Hennepin County's Child Protection Services is placing more children with relatives and fewer in shelters a year after overhauling its program, though its caseload continues to grow.
Hennepin County placing more mistreated kids with relatives, fewer in shelters
A report released Thursday points to some progress since reforms were enacted in 2015.
A report presented Thursday by Deputy Administrator Jennifer DeCubellis shows that the state's most populous county has made significant strides in strengthening its services for abused or neglected children but still needs to reduce the number entering the system.
"We thought it was unsustainable how we were doing business," said DeCubellis, who is leading the program's reform. "Over the last couple of months, the data is starting to give us that sense of hope that the system is starting to turn."
The report is the first comprehensive look at the progress the county has made since it adopted a new approach for handling children facing neglect and abuse last year. The county's system was under scrutiny in 2015 after a Casey Family Programs report found it to be overloaded and underfunded.
Problems were similar across the state, leading the Legislature to approve $52 million for programs to improve treatment. Hennepin County has since vastly increased its spending on child protection, from $73.6 million in 2015 to $100.5 million last year, according to Thursday's report. The program has a $122 million budget this year, DeCubellis said.
That spending has led to an increase in staffing. The county has more than 460 child protection employees, up 42 percent from 2016. At the same time, employee turnover has gone down by 42 percent.
But that hasn't reduced the number of reports coming to the county's 24/7 response center. More than 20,380 reports were made to child protection services last year, 16 percent more than 2015 and almost twice as many as in 2009.
More than 2,640 children were in foster care this year through June, nearly matching the total number for all of 2016. About 3,180 children were placed in foster care last year.
However, shelter placements are declining, according to the report. The number of such placements dropped by 26 percent from January 2017 to July 2018.
And more children are being placed with relatives, up 31 percent from 2016 to 2017. As of June, about 1,480 children had been placed in a relative's home this year, more than in any other setting.
One example is Christina McDonald, whose daughter had four children and was in an abusive relationship. For McDonald, taking her grandchildren out of an unstable environment was her only option. She adopted the children and took them into her Minneapolis home in 2015. Though it hasn't always been easy, she said she doesn't regret the decision.
"When they're your blood and that's your family, you would want to see them nowhere else," McDonald said. "You just make the sacrifices."
But county officials are wary of calling the rise in relative placement an improvement.
"Kinship placement is not nirvana," said Commissioner Mike Opat, who chairs a child well-being advisory committee formed last year. "There are a lot of relatives that have their own struggles."
Finding a path
Hennepin County's program in recent years has collected data and studied how to reduce the number of children entering the system, officials said.
"It was a crisis. We didn't have a path," DeCubellis said. "The biggest change is to be able to give some reassurances … that we have a path forward, that we are all aligned."

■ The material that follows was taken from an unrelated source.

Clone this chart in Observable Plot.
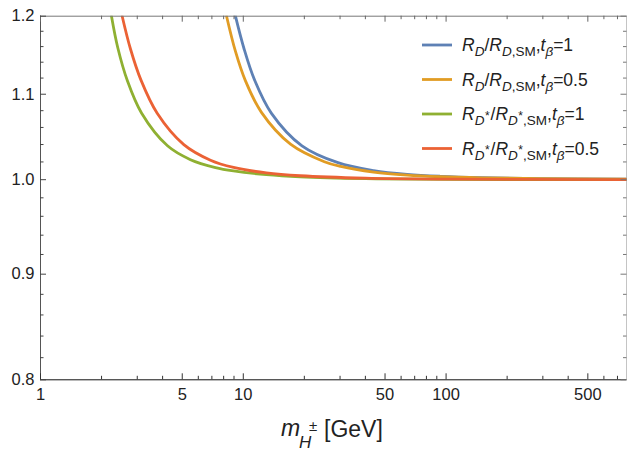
<!DOCTYPE html>
<html><head><meta charset="utf-8">
<script src="https://cdn.jsdelivr.net/npm/d3@7"></script>
<script src="https://cdn.jsdelivr.net/npm/@observablehq/plot@0.6"></script>
<style>body{margin:0;background:#fff} #chart svg{display:block}</style>
</head><body><div id="chart"></div>
<script>
// m_H± [GeV] and ratio values
const massRD_t1   = [9.15, 10.06, 11.36, 13.77, 19.47, 29.3, 43.9, 64.3, 93.8, 150, 292, 780];
const ratioRD_t1  = [1.2, 1.1582, 1.1177, 1.0768, 1.0385, 1.0192, 1.0103, 1.006, 1.0038, 1.0023, 1.0013, 1.0006];
const massRD_t05  = [8.27, 9.15, 10.25, 12.29, 17.09, 25.1, 30.2, 43.9, 64.3, 93.8, 150, 292, 780];
const ratioRD_t05 = [1.2, 1.1538, 1.1165, 1.078, 1.0405, 1.0203, 1.0149, 1.0085, 1.0051, 1.0033, 1.0021, 1.0012, 1.0006];
const massRDs_t1   = [2.239, 2.405, 2.685, 3.148, 4.229, 5.49, 7.29, 8.95, 13.0, 19.1, 40, 105, 780];
const ratioRDs_t1  = [1.2, 1.1585, 1.1163, 1.0772, 1.0385, 1.0226, 1.0136, 1.0098, 1.0056, 1.0032, 1.0012, 1.0004, 1.0001];
const massRDs_t05  = [2.528, 2.778, 3.13, 3.762, 5.09, 6.89, 8.95, 13.0, 19.1, 40, 105, 780];
const ratioRDs_t05 = [1.2, 1.1569, 1.1174, 1.0769, 1.0399, 1.022, 1.0138, 1.0076, 1.0044, 1.0017, 1.0006, 1.0001];

const seriesKeys = ["RD_t1", "RD_t05", "RDs_t1", "RDs_t05"];
const seriesColors = ["#5E81B5", "#E19C24", "#8FB032", "#EB6235"];

const xMajor = [1, 5, 10, 50, 100, 500];
const xMajorLabels = ["1", "5", "10", "50", "100", "500"];
const xMinor = [2, 3, 4, 6, 7, 8, 9, 20, 30, 40, 60, 70, 80, 90, 200, 300, 400, 600, 700];
const yMajor = [0.8, 0.9, 1.0, 1.1, 1.2];
const yMajorLabels = ["0.8", "0.9", "1.0", "1.1", "1.2"];
const yMinor = [0.82, 0.84, 0.86, 0.88, 0.92, 0.94, 0.96, 0.98, 1.02, 1.04, 1.06, 1.08, 1.12, 1.14, 1.16, 1.18];

const masses = [massRD_t1, massRD_t05, massRDs_t1, massRDs_t05];
const ratios = [ratioRD_t1, ratioRD_t05, ratioRDs_t1, ratioRDs_t05];
const rows = seriesKeys.flatMap((k, j) => masses[j].map((m, i) => ({key: k, m, v: ratios[j][i]})));

const W = 627, H = 451, mL = 40, mR = 0.5, mT = 15.7, mB = 71.7;
const fh = H - mT - mB;
const fw = W - mL - mR;
const font = "'Liberation Sans', Arial, sans-serif";

const plot = Plot.plot({
  width: W, height: H,
  marginLeft: mL, marginRight: mR, marginTop: mT, marginBottom: mB,
  style: {fontFamily: font, fontSize: "16px", background: "#fff", color: "#222"},
  x: {type: "log", domain: [1, 780], axis: null},
  y: {type: "log", domain: [0.8, 1.2], axis: null},
  color: {domain: seriesKeys, range: seriesColors},
  marks: [
    Plot.line(rows, {x: "m", y: "v", z: "key", stroke: "key", strokeWidth: 2.8, curve: "catmull-rom", clip: true}),
    // frame
    Plot.ruleY([1.2], {stroke: "#777", strokeWidth: 1}),
    Plot.ruleX([780], {stroke: "#888", strokeWidth: 1}),
    Plot.ruleX([1], {stroke: "#555", strokeWidth: 1}),
    Plot.ruleY([0.8], {stroke: "#111", strokeWidth: 1}),
    // bottom ticks
    Plot.tickX(xMajor, {x: d => d, insetTop: fh - 6, stroke: "#333"}),
    Plot.tickX(xMinor, {x: d => d, insetTop: fh - 3.5, stroke: "#333"}),
    // top ticks
    Plot.tickX(xMajor, {x: d => d, insetBottom: fh - 6, stroke: "#666"}),
    Plot.tickX(xMinor, {x: d => d, insetBottom: fh - 3.5, stroke: "#666"}),
    // left ticks
    Plot.tickY(yMajor, {y: d => d, insetRight: fw - 6, stroke: "#444"}),
    Plot.tickY(yMinor, {y: d => d, insetRight: fw - 3.5, stroke: "#444"}),
    // right ticks
    Plot.tickY(yMajor, {y: d => d, insetLeft: fw - 6, stroke: "#777"}),
    Plot.tickY(yMinor, {y: d => d, insetLeft: fw - 3.5, stroke: "#777"}),
    // tick labels
    Plot.text(xMajor, {x: d => d, text: (d, i) => xMajorLabels[i], frameAnchor: "bottom", dy: 20, fontSize: 16.5, fill: "#222"}),
    Plot.text(yMajor, {y: d => d, text: (d, i) => yMajorLabels[i], frameAnchor: "left", dx: -6, textAnchor: "end", fontSize: 16.5, fill: "#222"})
  ]
});
document.getElementById("chart").appendChild(plot);

const svg = d3.select(plot);

function richText(g, x, y, segs) {
  const t = g.append("text").attr("x", x).attr("y", y)
    .attr("text-anchor", "start")
    .attr("font-family", font).attr("fill", "#222");
  let base = 0;
  for (const s of segs) {
    const ts = t.append("tspan").text(s.t)
      .attr("font-size", s.size || 17.5)
      .attr("font-style", s.it ? "italic" : "normal");
    const b = s.b || 0;
    if (b !== base) ts.attr("dy", b - base);
    if (s.dx) ts.attr("dx", s.dx);
    base = b;
  }
  return t;
}

// legend
const sub = (t, it) => ({t, it, size: 13.5, b: 5});
const star = {t: "*", size: 12, b: -0.5, dx: 0.5};
const legendRows = [
  [{t: "R", it: 1}, sub("D", 1), {t: "/"}, {t: "R", it: 1}, sub("D", 1), sub(",SM"), {t: ","}, {t: "t", it: 1}, sub("β", 1), {t: "=1"}],
  [{t: "R", it: 1}, sub("D", 1), {t: "/"}, {t: "R", it: 1}, sub("D", 1), sub(",SM"), {t: ","}, {t: "t", it: 1}, sub("β", 1), {t: "=0.5"}],
  [{t: "R", it: 1}, sub("D", 1), star, {t: "/", dx: 1}, {t: "R", it: 1}, sub("D", 1), star, sub(",SM"), {t: ","}, {t: "t", it: 1}, sub("β", 1), {t: "=1"}],
  [{t: "R", it: 1}, sub("D", 1), star, {t: "/", dx: 1}, {t: "R", it: 1}, sub("D", 1), star, sub(",SM"), {t: ","}, {t: "t", it: 1}, sub("β", 1), {t: "=0.5"}]
];
const legendY = [45, 79.5, 114, 148.5];
const lg = svg.append("g");
legendRows.forEach((segs, i) => {
  lg.append("line").attr("x1", 422).attr("x2", 452).attr("y1", legendY[i]).attr("y2", legendY[i])
    .attr("stroke", seriesColors[i]).attr("stroke-width", 2.8);
  richText(lg, 462, legendY[i] + 6, segs);
});

// x axis title
const tg = svg.append("g").attr("font-family", font).attr("fill", "#222").attr("text-anchor", "start");
tg.append("text").attr("x", 281).attr("y", 436).attr("font-size", 23).attr("font-style", "italic").text("m");
tg.append("text").attr("x", 299).attr("y", 448).attr("font-size", 17).attr("font-style", "italic").text("H");
tg.append("text").attr("x", 309).attr("y", 431).attr("font-size", 15).text("±");
tg.append("text").attr("x", 324).attr("y", 437).attr("font-size", 23).text("[GeV]");
</script>
</body></html>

That included removing some of the responsibility from child protection alone and focusing more on the causes that could lead to maltreatment by parents, including substance abuse, unemployment and housing.
For the first time last year, drug abuse became the leading reason why children were removed from their homes, moving ahead of allegations of neglect, according to the report.
DeCubellis told the County Board that emphasis needs to be placed on aspects of child welfare that include its response to the opioid crisis and the growing homeless encampment along Hiawatha Avenue in south Minneapolis.
Black and American Indian children continue to be disproportionately put into the system, according to the report. DeCubellis said the county needs to first address root causes, and Opat said he hopes child protection services soon adopts a "colorblind" approach.
State experts on child protection and welfare expressed some satisfaction with Hennepin County's progress.
In a statement, Human Services Commissioner Emily Piper said that the county's efforts were encouraging but emphasized "that we all still have much work ahead and we must strive for continued improvements in our work with Minnesota's most vulnerable children and families."
Rich Gehrman, the executive director of Safe Passage for Children of Minnesota, a child protection advocacy organization, said that of all the metro counties Hennepin is making the biggest investment in child protection. He said he was especially impressed with the decrease in employee turnover.
"It shows that they're doing a better job with the workforce and making it a better place to be," he said.
Traci LaLiberte, executive director of the University of Minnesota's Center for Advanced Studies in Child Welfare and a member of the advisory committee, said that Hennepin County was undertaking a "monumentally difficult" task.
"They're going to prioritize getting this right, better than they have in the past," she said.
LaLiberte compared the program to an ocean liner, one that will take a long time to get on the correct path.
"The reality is, Hennepin is trying to work with kids and families with incredibly complex issues in a system that has tremendous complexities of its own," she said.
"Strong leadership and strong management is what they really need in order to set a course, stay the course and see change."